PROBLEM STATEMENT:
Write out nothing but the lines from the first line of the entries below through the line with "['Entschädigung', 'Versicherungs-', 'geber'];"; no pictures go in.

RECORD SET:
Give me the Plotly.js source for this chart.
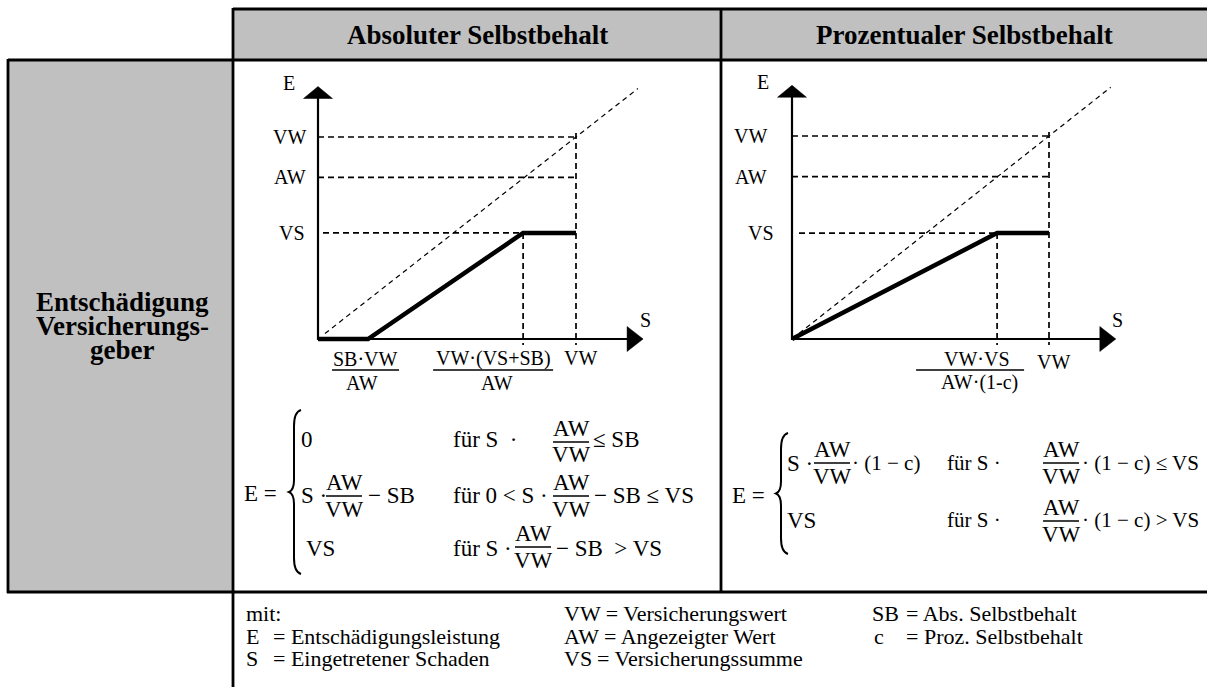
<!DOCTYPE html>
<html><head><meta charset="utf-8">
<script src="https://cdn.plot.ly/plotly-3.0.1.min.js"></script>
<style>html,body{margin:0;padding:0;background:#fff;} #chart{width:1207px;height:687px;}</style>
</head><body><div id="chart"></div>
<script>
const W = 1207, H = 687;

// ---------------- data (schematic values, VW = 100) ----------------
const levelNames   = ['VW', 'AW', 'VS'];
const absLevels    = [100, 80, 52.5];
const absCurveS    = [0, 19.4, 79.5, 100];
const absCurveE    = [0, 0, 52.5, 52.5];
const absBreakS    = [19.4, 79.5, 100];
const absBreakNum  = ['SB·VW', 'VW·(VS+SB)', 'VW'];
const absBreakDen  = ['AW', 'AW', ''];
const proLevels    = [100, 80, 52.2];
const proCurveS    = [0, 79.8, 100];
const proCurveE    = [0, 52.2, 52.2];
const proBreakS    = [79.8, 100];
const proBreakNum  = ['VW·VS', 'VW'];
const proBreakDen  = ['AW·(1-c)', ''];
const diagonal     = [0, 124];
const axisEnd      = [126, 125];
const headers      = ['Absoluter Selbstbehalt', 'Prozentualer Selbstbehalt'];
const rowHeader    = ['Entschädigung', 'Versicherungs-', 'geber'];

// ---------------- helpers ----------------
const FONT = 'Liberation Serif, Times New Roman, serif';
const px = x => x / W;
const py = y => 1 - y / H;
const traces = [], shapes = [], annotations = [];
const layout = {
  width: W, height: H, margin: {l: 0, r: 0, t: 0, b: 0},
  paper_bgcolor: '#ffffff', plot_bgcolor: 'rgba(0,0,0,0)', showlegend: false,
  shapes, annotations
};
function textAt(t, x, y, size, anchor, extra) {
  annotations.push(Object.assign({xref: 'paper', yref: 'paper', x: px(x), y: py(y), text: t,
    showarrow: false, xanchor: anchor || 'left', yanchor: 'middle', borderpad: 0,
    font: {family: FONT, size: size, color: '#000'}}, extra || {}));
}
function lineAt(x0, y0, x1, y1, w, color) {
  shapes.push({type: 'line', xref: 'paper', yref: 'paper', x0: px(x0), y0: py(y0), x1: px(x1), y1: py(y1),
    line: {color: color || '#000', width: w || 2.8}, layer: 'above'});
}
function rectAt(x0, y0, x1, y1, fill) {
  shapes.push({type: 'rect', xref: 'paper', yref: 'paper', x0: px(x0), y0: py(y0), x1: px(x1), y1: py(y1),
    fillcolor: fill, line: {width: 0}, layer: 'below'});
}
function brace(tip, yTop, yBot) {
  const s = tip + 5, e = tip + 12, m = (yTop + yBot) / 2;
  const P = (x, y) => px(x).toFixed(5) + ',' + py(y).toFixed(5);
  const d = 'M' + P(e, yTop) + ' Q' + P(s, yTop + 2) + ' ' + P(s, yTop + 16) +
    ' L' + P(s, m - 12) + ' Q' + P(s, m - 2) + ' ' + P(tip, m) +
    ' Q' + P(s, m + 2) + ' ' + P(s, m + 12) + ' L' + P(s, yBot - 16) +
    ' Q' + P(s, yBot - 2) + ' ' + P(e, yBot);
  shapes.push({type: 'path', xref: 'paper', yref: 'paper', path: d, line: {color: '#000', width: 2}, layer: 'above'});
}
function frac(xc, yBar, num, den, half, fs) {
  textAt(num, xc, yBar - 14, fs, 'center');
  textAt(den, xc, yBar + 13, fs, 'center');
  lineAt(xc - half, yBar, xc + half, yBar, 1.3);
}

// ---------------- table ----------------
rectAt(233, 9, 1207, 60, '#c0c0c0');
rectAt(8, 60, 233, 592, '#c0c0c0');
lineAt(233, 9, 1207, 9);
lineAt(8, 60, 1207, 60);
lineAt(8, 59, 8, 593);
lineAt(233, 8, 233, 687);
lineAt(721, 8, 721, 592);
lineAt(7, 592, 1207, 592);
textAt('<b>' + headers[0] + '</b>', 477, 35, 27, 'center');
textAt('<b>' + headers[1] + '</b>', 964, 35, 27, 'center');
textAt('<b>' + rowHeader[0] + '</b>', 122, 302, 27, 'center');
textAt('<b>' + rowHeader[1] + '</b>', 122, 326, 27, 'center');
textAt('<b>' + rowHeader[2] + '</b>', 122, 350, 27, 'center');

// ---------------- charts ----------------
const charts = [
  {box: [265, 70, 690, 400], ox: 318, oy: 339, sx: 2.58, sy: 2.02,
   levels: absLevels, curveS: absCurveS, curveE: absCurveE, breakS: absBreakS, num: absBreakNum, den: absBreakDen,
   diagGap: 7, vsGap: 5, levelShift: [-11, -11, -12],
   numDX: [-3, -30, 4], numDY: [20, 20, 19], denDX: [-6, -26, 0], barL: [-36, -90, 0], barR: [31, 30, 0]},
  {box: [740, 70, 1180, 400], ox: 792, oy: 339, sx: 2.57, sy: 2.03,
   levels: proLevels, curveS: proCurveS, curveE: proCurveE, breakS: proBreakS, num: proBreakNum, den: proBreakDen,
   diagGap: 0, vsGap: 7, levelShift: [-24, -24, -17],
   numDX: [-20, 4], numDY: [20, 23], denDX: [-18, 0], barL: [-81, 0], barR: [27, 0]}
];

charts.forEach((c, i) => {
  const [l, t, r, b] = c.box;
  const sfx = i === 0 ? '' : String(i + 1);
  const xr = 'x' + sfx, yr = 'y' + sfx;
  layout['xaxis' + sfx] = {domain: [px(l), px(r)], range: [(l - c.ox) / c.sx, (r - c.ox) / c.sx],
    visible: false, fixedrange: true, anchor: yr};
  layout['yaxis' + sfx] = {domain: [py(b), py(t)], range: [(c.oy - b) / c.sy, (c.oy - t) / c.sy],
    visible: false, fixedrange: true, anchor: xr};
  const dx = p => p / c.sx, dy = p => p / c.sy;
  const base = {xaxis: xr, yaxis: yr, hoverinfo: 'skip', type: 'scatter'};
  const vw = c.levels[0], aw = c.levels[1], vs = c.levels[2];
  const sMax = c.breakS[c.breakS.length - 1], corner = c.breakS[c.breakS.length - 2];
  const [aS, aE] = axisEnd;

  // diagonal reference E = S
  const d0 = diagonal[0] + dx(c.diagGap);
  traces.push(Object.assign({}, base, {x: [d0, diagonal[1]], y: [d0, diagonal[1]],
    mode: 'lines', line: {color: '#000', width: 1.2, dash: '5px,4px'}}));
  // guide lines
  traces.push(Object.assign({}, base, {
    x: [0, sMax, null, 0, sMax, null, dx(c.vsGap), corner, null, sMax, sMax, null, corner, corner],
    y: [vw, vw, null, aw, aw, null, vs, vs, null, vw + dy(4), -dy(6), null, vs, -dy(6)],
    mode: 'lines', connectgaps: false, line: {color: '#000', width: 1.7, dash: '6px,4px'}}));
  // axes
  traces.push(Object.assign({}, base, {x: [0, 0, null, 0, aS - dx(14)], y: [-dy(1), aE - dy(10), null, 0, 0],
    mode: 'lines', line: {color: '#000', width: 2.2}}));
  traces.push(Object.assign({}, base, {x: [-dx(14.5), dx(14.5), 0, -dx(14.5)], y: [aE - dy(12), aE - dy(12), aE, aE - dy(12)],
    mode: 'lines', fill: 'toself', fillcolor: '#000', line: {color: '#000', width: 0.5}}));
  traces.push(Object.assign({}, base, {x: [aS - dx(16), aS, aS - dx(16), aS - dx(16)], y: [dy(12.5), 0, -dy(12.5), dy(12.5)],
    mode: 'lines', fill: 'toself', fillcolor: '#000', line: {color: '#000', width: 0.5}}));
  // compensation curve
  traces.push(Object.assign({}, base, {x: c.curveS, y: c.curveE, mode: 'lines', line: {color: '#000', width: 4.5}}));

  const ann = (text, x, y, xs, ys, xa) => annotations.push({xref: xr, yref: yr, x, y, text, showarrow: false,
    xanchor: xa || 'center', yanchor: 'middle', xshift: xs, yshift: ys, borderpad: 0,
    font: {family: FONT, size: 20, color: '#000'}});
  ann('E', 0, aE, -29, 3);
  ann('S', aS, 0, 2, 19);
  c.levels.forEach((v, k) => ann(levelNames[k], 0, v, c.levelShift[k], 0, 'right'));
  c.breakS.forEach((s, k) => {
    ann(c.num[k], s, 0, c.numDX[k], -c.numDY[k]);
    if (c.den[k]) {
      ann(c.den[k], s, 0, c.denDX[k], -44);
      shapes.push({type: 'line', xref: xr, yref: yr, x0: s + dx(c.barL[k]), x1: s + dx(c.barR[k]),
        y0: -dy(31), y1: -dy(31), line: {color: '#000', width: 1.3}});
    }
  });
});

// ---------------- formulas ----------------
const FS = 23, FR = 21;
textAt('E =', 243, 493, FS);
brace(289, 410, 574);
textAt('0', 300, 439, FS);
textAt('für S  ·', 452, 439, FS);
frac(571, 442, 'AW', 'VW', 18, FS);
textAt('≤ SB', 592, 439, FS);
textAt('S ·', 300, 495, FS);
frac(344, 496, 'AW', 'VW', 18, FS);
textAt('− SB', 367, 495, FS);
textAt('für 0 &lt; S ·', 452, 495, FS);
frac(571, 496, 'AW', 'VW', 18, FS);
textAt('− SB ≤ VS', 593, 495, FS);
textAt('VS', 305, 548, FS);
textAt('für S ·', 452, 548, FS);
frac(533, 547, 'AW', 'VW', 18, FS);
textAt('− SB  &gt; VS', 555, 548, FS);

textAt('E =', 731, 495, FS);
brace(776, 433, 554);
textAt('S ·', 786, 463, FS);
frac(832, 463, 'AW', 'VW', 18, FS);
textAt('· (1 − c)', 851, 463, FR);
textAt('für S ·', 946, 463, FR);
frac(1061, 463, 'AW', 'VW', 18, FS);
textAt('· (1 − c) ≤ VS', 1081, 463, FR);
textAt('VS', 786, 520, FS);
textAt('für S ·', 946, 520, FR);
frac(1061, 521, 'AW', 'VW', 18, FS);
textAt('· (1 − c) &gt; VS', 1081, 520, FR);

// ---------------- legend / footnote ----------------
const FF = 22;
textAt('mit:', 245, 613, FF);
textAt('VW = Versicherungswert', 563, 613, FF);
textAt('SB', 871, 613, FF);
textAt('= Abs. Selbstbehalt', 905, 613, FF);
textAt('E', 245, 636, FF);
textAt('= Entschädigungsleistung', 272, 636, FF);
textAt('AW = Angezeigter Wert', 563, 636, FF);
textAt('c', 873, 636, FF);
textAt('= Proz. Selbstbehalt', 905, 636, FF);
textAt('S', 245, 658, FF);
textAt('= Eingetretener Schaden', 272, 658, FF);
textAt('VS', 563, 658, FF);
textAt('= Versicherungssumme', 596, 658, FF);

Plotly.newPlot('chart', traces, layout, {staticPlot: true, displayModeBar: false});
</script>
</body></html>
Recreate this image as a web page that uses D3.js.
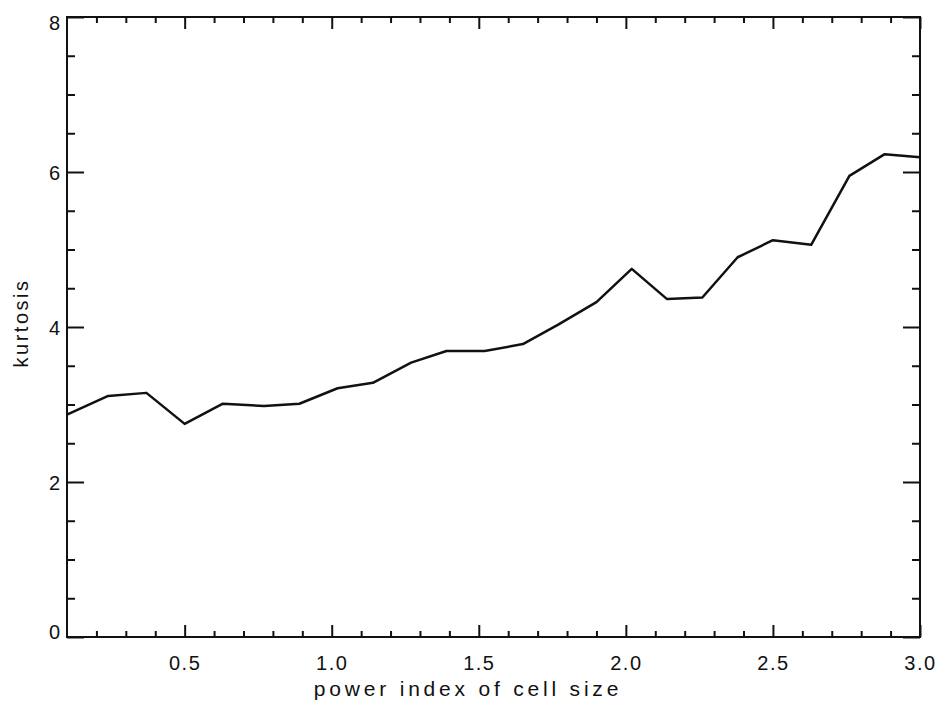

WORKED ANSWER:
Give me the Plotly.js source for this chart.
<!DOCTYPE html>
<html><head><meta charset="utf-8">
<script src="https://cdn.plot.ly/plotly-3.0.1.min.js"></script>
<style>html,body{margin:0;padding:0;background:#fff;} #chart{width:1207px;height:687px;}</style>
</head><body><div id="chart"></div>
<script>
const W = 1207, H = 687;

// ---------------- data (schematic values, VW = 100) ----------------
const levelNames   = ['VW', 'AW', 'VS'];
const absLevels    = [100, 80, 52.5];
const absCurveS    = [0, 19.4, 79.5, 100];
const absCurveE    = [0, 0, 52.5, 52.5];
const absBreakS    = [19.4, 79.5, 100];
const absBreakNum  = ['SB·VW', 'VW·(VS+SB)', 'VW'];
const absBreakDen  = ['AW', 'AW', ''];
const proLevels    = [100, 80, 52.2];
const proCurveS    = [0, 79.8, 100];
const proCurveE    = [0, 52.2, 52.2];
const proBreakS    = [79.8, 100];
const proBreakNum  = ['VW·VS', 'VW'];
const proBreakDen  = ['AW·(1-c)', ''];
const diagonal     = [0, 124];
const axisEnd      = [126, 125];
const headers      = ['Absoluter Selbstbehalt', 'Prozentualer Selbstbehalt'];
const rowHeader    = ['Entschädigung', 'Versicherungs-', 'geber'];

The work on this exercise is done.